Factoring Integers With Regular Expressions

January 22, 2018

Last semester, I was in a crypto class, so I found myself doing a lot of googling about primality testing and factoring integers. I stumbled upon an interesting regular expression in a StackOverflow answer. Let’s take a look at it.

^1?$|^(11+?)\1+$

This short regex snippet matches against strings containing a composite number of 1’s. Surely, you have questions. If you search the web for primality testing regexes, or this particular regex, you will see that others had questions too. I found other people’s explanations lacking, so I’ll offer my own.

This regular expression tries to factor the number of 1’s in the string: if the only factors are zero, one, or the number of 1’s, then it fails to match. It does this through trial division. It tries dividing by one, then two, then three, and so on, until it finds a match or it reaches the number itself.

Here’s a quick walkthrough with inputs 11111 and 111111 (5 and 6 1’s, respectively):

^1?$

This just matches against zero or one 1’s (since neither are prime). This doesn’t match 11111.

^(11+?)

This is where the fun starts. This matches against one 1 and as few more 1’s as possible to complete a match. Initially, it just matches 11 in both our inputs. Whatever is matched is captured since we put parentheses around it.

\1+$

In case you are unfamiliar, \1 is called a backreference, and it references back to the last thing captured, the 11. So for 111111, ^(11+?)\1+$ matches! There is an initial 11 plus two more 11s for a total of 6 1’s. Do you see what’s happening? The regex tried to divide 6 by 2 and succeeded, so it returns a match.
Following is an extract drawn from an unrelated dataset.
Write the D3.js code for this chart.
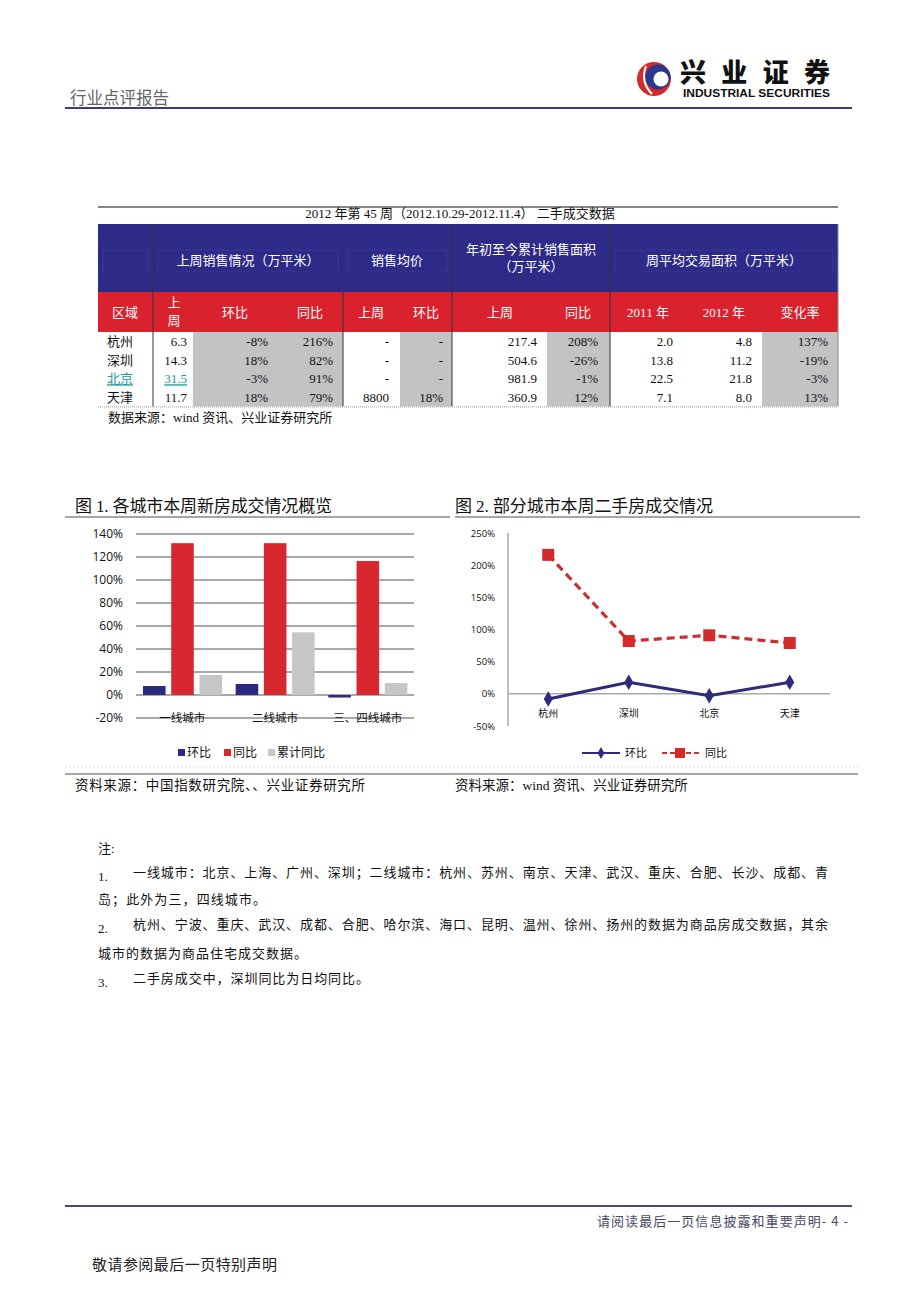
<!DOCTYPE html>
<html><head><meta charset="utf-8">
<script src="https://cdn.jsdelivr.net/npm/d3@7"></script>
<style>body{margin:0;background:#fff} svg{display:block}</style>
</head><body><svg id="page" width="920" height="1301"></svg>
<script>
// ---------- DATA ----------
const tableCities = ['杭州','深圳','北京','天津'];
const saleLastWeek = ['6.3','14.3','31.5','11.7'];
const saleHuanbi = ['-8%','18%','-3%','18%'];
const saleTongbi = ['216%','82%','91%','79%'];
const priceLastWeek = ['-','-','-','8800'];
const priceHuanbi = ['-','-','-','18%'];
const ytdLastWeek = ['217.4','504.6','981.9','360.9'];
const ytdTongbi = ['208%','-26%','-1%','12%'];
const avg2011 = ['2.0','13.8','22.5','7.1'];
const avg2012 = ['4.8','11.2','21.8','8.0'];
const avgChange = ['137%','-19%','-3%','13%'];

const chart1Categories = ['一线城市','二线城市','三、四线城市'];
const chart1Series = ['环比','同比','累计同比'];
const chart1Huanbi = [7.8, 9.6, -2.2];
const chart1Tongbi = [132, 132, 116.5];
const chart1Leiji = [17.4, 54.5, 10.4];
const chart1Ticks = [-20,0,20,40,60,80,100,120,140];

const chart2Categories = ['杭州','深圳','北京','天津'];
const chart2Series = ['环比','同比'];
const chart2Huanbi = [-8, 18, -3, 18];
const chart2Tongbi = [216, 82, 91, 79];
const chart2Ticks = [-50,0,50,100,150,200,250];

// ---------- STYLE ----------
const SERIF = '"Liberation Serif","Noto Sans CJK SC",serif';
const SANS = '"Noto Sans CJK SC","Open Sans",sans-serif';
const NUMSANS = '"Open Sans","Noto Sans",sans-serif';
const NAVY = '#2b2a7e', RED = '#d6282e', GREY = '#c6c6c6';

const svg = d3.select('#page');
svg.append('rect').attr('width',920).attr('height',1301).attr('fill','#fff');

function txt(g, x, y, s, opt={}) {
  const t = g.append('text').attr('x',x).attr('y',y).text(s)
    .attr('font-family', opt.family || SERIF)
    .attr('font-size', opt.size || 13)
    .attr('fill', opt.fill || '#111')
    .attr('text-anchor', opt.anchor || 'start');
  if (opt.weight) t.attr('font-weight', opt.weight);
  if (opt.len) t.attr('textLength', opt.len).attr('lengthAdjust', opt.adjust || 'spacing');
  if (opt.deco) t.attr('text-decoration', opt.deco);
  return t;
}

// ---------- HEADER ----------
txt(svg, 70, 104, '行业点评报告', {family: SANS, size: 16.5, fill: '#666'});
svg.append('line').attr('x1',65).attr('x2',852).attr('y1',108).attr('y2',108)
  .attr('stroke','#3d3a78').attr('stroke-width',2);
// logo
svg.append('circle').attr('cx',654).attr('cy',79).attr('r',17).attr('fill','#d42a2a');
svg.append('circle').attr('cx',658).attr('cy',77).attr('r',12.5).attr('fill','#27388f');
svg.append('circle').attr('cx',661).attr('cy',79).attr('r',7.5).attr('fill','#fff');
svg.append('path').attr('d','M646,66 Q640,82 652,94').attr('stroke','#fff').attr('stroke-width',2).attr('fill','none');
txt(svg, 680, 82, '兴业证券', {family: SANS, size: 26, weight: 900, fill:'#111', len: 150});
txt(svg, 683, 97, 'INDUSTRIAL SECURITIES', {family: '"Liberation Sans",sans-serif', size: 10, weight: 700, fill:'#111', len: 147, adjust:'spacingAndGlyphs'});

// ---------- TABLE ----------
const T = svg.append('g');
svg.append('line').attr('x1',98).attr('x2',838).attr('y1',207).attr('y2',207).attr('stroke','#111').attr('stroke-width',1.2);
txt(T, 460, 218, '2012 年第 45 周（2012.10.29-2012.11.4）  二手成交数据', {anchor:'middle', size: 13});
T.append('rect').attr('x',98).attr('y',224).attr('width',740).attr('height',68).attr('fill','#2d2a88');
T.append('rect').attr('x',98).attr('y',292).attr('width',740).attr('height',40).attr('fill','#d9222e');
// faint inner header boxes
[[103,148],[158,338],[348,447],[615,833]].forEach(([a,b])=>{
  T.append('rect').attr('x',a).attr('y',250).attr('width',b-a).attr('height',22).attr('fill','none').attr('stroke','#3f3c99').attr('stroke-width',0.8);
});
const W = {fill:'#fff', size: 13};
txt(T, 248, 265, '上周销售情况（万平米）', {...W, anchor:'middle'});
txt(T, 397, 265, '销售均价', {...W, anchor:'middle'});
txt(T, 531, 254, '年初至今累计销售面积', {...W, anchor:'middle'});
txt(T, 531, 271, '（万平米）', {...W, anchor:'middle'});
txt(T, 724, 265, '周平均交易面积（万平米）', {...W, anchor:'middle'});
txt(T, 125, 317, '区域', {...W, anchor:'middle'});
txt(T, 174, 307, '上', {...W, anchor:'middle'});
txt(T, 174, 325, '周', {...W, anchor:'middle'});
const subHeads = [['环比',235],['同比',310],['上周',371],['环比',426],['上周',500],['同比',578],['2011 年',648],['2012 年',724],['变化率',800]];
subHeads.forEach(([s,x])=>txt(T, x, 317, s, {...W, anchor:'middle'}));
// data rows
const rowTop = 332, rowH = 18.6;
const greyCols = [[193,343],[400,452],[547,610],[762,838]];
greyCols.forEach(([a,b])=>T.append('rect').attr('x',a).attr('y',rowTop).attr('width',b-a).attr('height',rowH*4).attr('fill','#c3c3c3'));
const colsData = [
  {arr: saleLastWeek, x: 187}, {arr: saleHuanbi, x: 268}, {arr: saleTongbi, x: 333},
  {arr: priceLastWeek, x: 389}, {arr: priceHuanbi, x: 443}, {arr: ytdLastWeek, x: 537},
  {arr: ytdTongbi, x: 598}, {arr: avg2011, x: 673}, {arr: avg2012, x: 752}, {arr: avgChange, x: 828}
];
tableCities.forEach((c,i)=>{
  const y = rowTop + rowH*(i+1) - 4.5;
  const isBJ = c === '北京';
  txt(T, 107, y, c, {size: 13, fill: isBJ ? '#1a9a9e' : '#111', deco: isBJ ? 'underline' : null});
  colsData.forEach((cd,j)=>{
    const teal = isBJ && j===0;
    txt(T, cd.x, y, cd.arr[i], {size: 13, anchor:'end', fill: teal ? '#1a9a9e' : '#111', deco: teal ? 'underline' : null});
  });
});
[153,452,610].forEach(x=>T.append('line').attr('x1',x).attr('x2',x).attr('y1',224).attr('y2',rowTop+rowH*4).attr('stroke','#333').attr('stroke-width',1));
T.append('line').attr('x1',343).attr('x2',343).attr('y1',292).attr('y2',rowTop+rowH*4).attr('stroke','#333').attr('stroke-width',1);
T.append('line').attr('x1',838).attr('x2',838).attr('y1',224).attr('y2',rowTop+rowH*4).attr('stroke','#888').attr('stroke-width',1);
T.append('line').attr('x1',98).attr('x2',838).attr('y1',rowTop+rowH*4+0.5).attr('y2',rowTop+rowH*4+0.5).attr('stroke','#999').attr('stroke-width',1).attr('stroke-dasharray','1,1');
txt(T, 108, 422, '数据来源：wind 资讯、兴业证券研究所', {size: 13});

// ---------- CHART TITLES ----------
txt(svg, 75, 512, '图 1. 各城市本周新房成交情况概览', {family: SERIF, size: 17, len: 257});
txt(svg, 455, 512, '图 2. 部分城市本周二手房成交情况', {family: SERIF, size: 17, len: 258});
svg.append('line').attr('x1',65).attr('x2',450).attr('y1',517).attr('y2',517).attr('stroke','#888').attr('stroke-width',1.5);
svg.append('line').attr('x1',455).attr('x2',860).attr('y1',517).attr('y2',517).attr('stroke','#888').attr('stroke-width',1.5);

// ---------- CHART 1 ----------
const c1 = svg.append('g');
const y1 = d3.scaleLinear().domain([-20,140]).range([718,534]);
const x1 = d3.scaleBand().domain(chart1Categories).range([136,414]);
const x1s = d3.scaleBand().domain(chart1Series).range([7,86]).paddingInner(0.2);
const c1Colors = d3.scaleOrdinal().domain(chart1Series).range([NAVY, RED, GREY]);
const yAxis1 = d3.axisLeft(y1).tickValues(chart1Ticks).tickFormat(d=>d+'%').tickSize(0).tickPadding(0);
const ga1 = c1.append('g').attr('transform','translate(123,0)').call(yAxis1);
ga1.select('.domain').remove();
ga1.selectAll('text').attr('font-family', NUMSANS).attr('font-size',12).attr('fill','#111');
c1.append('g').selectAll('line').data(chart1Ticks).join('line')
  .attr('x1',136).attr('x2',414).attr('y1',d=>y1(d)).attr('y2',d=>y1(d))
  .attr('stroke','#a9a9a9').attr('stroke-width',2);
const c1Data = chart1Categories.map((c,i)=>({cat:c, vals:[
  {s:chart1Series[0], v:chart1Huanbi[i]}, {s:chart1Series[1], v:chart1Tongbi[i]}, {s:chart1Series[2], v:chart1Leiji[i]}]}));
c1.append('g').selectAll('g').data(c1Data).join('g')
  .attr('transform', d=>`translate(${x1(d.cat)},0)`)
  .selectAll('rect').data(d=>d.vals).join('rect')
  .attr('x', d=>x1s(d.s)).attr('width', x1s.bandwidth())
  .attr('y', d=>Math.min(y1(d.v), y1(0))).attr('height', d=>Math.abs(y1(d.v)-y1(0)))
  .attr('fill', d=>c1Colors(d.s));
chart1Categories.forEach(c=>txt(c1, x1(c)+x1.bandwidth()/2, 722, c, {family: SANS, size: 11.5, anchor:'middle'}));
// legend
const leg1 = [[182,'环比'],[228,'同比'],[272,'累计同比']];
leg1.forEach(([x,s],i)=>{
  c1.append('rect').attr('x',x-4).attr('y',749).attr('width',7).attr('height',7).attr('fill',c1Colors(chart1Series[i]));
  txt(c1, x+5, 757, s, {family: SANS, size: 12});
});

// ---------- CHART 2 ----------
const c2 = svg.append('g');
const y2 = d3.scaleLinear().domain([-50,250]).range([726,533]);
const x2 = d3.scaleBand().domain(chart2Categories).range([508,830]);
const cx2 = c => x2(c) + x2.bandwidth()/2;
const yAxis2 = d3.axisLeft(y2).tickValues(chart2Ticks).tickFormat(d=>d+'%').tickSize(0).tickPadding(0);
const ga2 = c2.append('g').attr('transform','translate(495,0)').call(yAxis2);
ga2.select('.domain').remove();
ga2.selectAll('text').attr('font-family', NUMSANS).attr('font-size',9.5).attr('fill','#111');
c2.append('line').attr('x1',508).attr('x2',508).attr('y1',533).attr('y2',726).attr('stroke','#a9a9a9').attr('stroke-width',1.5);
c2.append('line').attr('x1',508).attr('x2',830).attr('y1',y2(0)).attr('y2',y2(0)).attr('stroke','#a9a9a9').attr('stroke-width',1.5);
chart2Categories.forEach(c=>txt(c2, cx2(c), 717, c, {family: SANS, size: 10, anchor:'middle'}));
const line2 = d3.line().x(d=>cx2(d.c)).y(d=>y2(d.v));
const tb = chart2Categories.map((c,i)=>({c, v: chart2Tongbi[i]}));
const hb = chart2Categories.map((c,i)=>({c, v: chart2Huanbi[i]}));
c2.append('path').datum(tb).attr('d',line2).attr('fill','none').attr('stroke','#c9302f').attr('stroke-width',3.2).attr('stroke-dasharray','8,5');
c2.selectAll('rect.tb').data(tb).join('rect').attr('class','tb')
  .attr('x',d=>cx2(d.c)-6).attr('y',d=>y2(d.v)-6).attr('width',12).attr('height',12).attr('fill','#d42a2a');
c2.append('path').datum(hb).attr('d',line2).attr('fill','none').attr('stroke','#2e2a7c').attr('stroke-width',3);
const diamond = d3.symbol().type(d3.symbolDiamond).size(70);
c2.selectAll('path.hb').data(hb).join('path').attr('class','hb')
  .attr('transform',d=>`translate(${cx2(d.c)},${y2(d.v)})`).attr('d',diamond).attr('fill','#2e2a7c');
// legend
c2.append('line').attr('x1',582).attr('x2',620).attr('y1',753).attr('y2',753).attr('stroke','#2e2a7c').attr('stroke-width',2);
c2.append('path').attr('transform','translate(601,753)').attr('d',d3.symbol().type(d3.symbolDiamond).size(40)).attr('fill','#2e2a7c');
txt(c2, 625, 757, chart2Series[0], {family: SANS, size: 11});
c2.append('line').attr('x1',662).attr('x2',699).attr('y1',753).attr('y2',753).attr('stroke','#c9302f').attr('stroke-width',2).attr('stroke-dasharray','5,3');
c2.append('rect').attr('x',675).attr('y',748).attr('width',10).attr('height',10).attr('fill','#d42a2a');
txt(c2, 705, 757, chart2Series[1], {family: SANS, size: 11});

// bottom lines & sources
svg.append('line').attr('x1',65).attr('x2',858).attr('y1',767).attr('y2',767).attr('stroke','#ccc').attr('stroke-width',1).attr('stroke-dasharray','1,3');
svg.append('line').attr('x1',65).attr('x2',858).attr('y1',774).attr('y2',774).attr('stroke','#888').attr('stroke-width',1.5);
txt(svg, 75, 790, '资料来源：中国指数研究院、、兴业证券研究所', {size: 13.5, len: 290});
txt(svg, 455, 790, '资料来源：wind 资讯、兴业证券研究所', {size: 13.5});

// ---------- NOTES ----------
const N = svg.append('g');
txt(N, 98, 853, '注:', {size: 13});
txt(N, 98, 881, '1.', {size: 13});
txt(N, 133, 877, '一线城市：北京、上海、广州、深圳；二线城市：杭州、苏州、南京、天津、武汉、重庆、合肥、长沙、成都、青', {size: 13, len: 695});
txt(N, 98, 904, '岛；此外为三，四线城市。', {size: 13, len: 168});
txt(N, 98, 933, '2.', {size: 13});
txt(N, 133, 929, '杭州、宁波、重庆、武汉、成都、合肥、哈尔滨、海口、昆明、温州、徐州、扬州的数据为商品房成交数据，其余', {size: 13, len: 695});
txt(N, 98, 958, '城市的数据为商品住宅成交数据。', {size: 13, len: 209});
txt(N, 98, 987, '3.', {size: 13});
txt(N, 133, 983, '二手房成交中，深圳同比为日均同比。', {size: 13, len: 236});

// ---------- FOOTER ----------
svg.append('line').attr('x1',65).attr('x2',852).attr('y1',1206).attr('y2',1206).attr('stroke','#4a4880').attr('stroke-width',2);
txt(svg, 848, 1226, '请阅读最后一页信息披露和重要声明- 4 -', {family: SANS, size: 13, fill: '#4a4a66', anchor: 'end', len: 251});
txt(svg, 92, 1270, '敬请参阅最后一页特别声明', {family: SANS, size: 15, fill: '#222', len: 185});
</script></body></html>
This doesn’t match against 11111 though: 11 .. 11 is missing a 1 and 11 .. 11 .. 11 has too many 1’s. So now the regex engine has to backtrack and try again.

This time ^(11+?) matches 111, but that’s no good either: the only option is 111 .. 111 which is too many 1’s again. Next it matches 1111, but that doesn’t work for the same reason.

Finally, the engine will give it one last shot by matching the whole string: 11111, but since it can’t fit it more than once to satisfy the \1+ bit, it gives up. No match for the prime number.


A regular expression that performs trial division: now you can say you’ve seen it all! This should go without saying, but don’t use this. Primality testing is already easy, there’s no need to repurpose regex engines to do it inefficiently. It’s just a neat trick.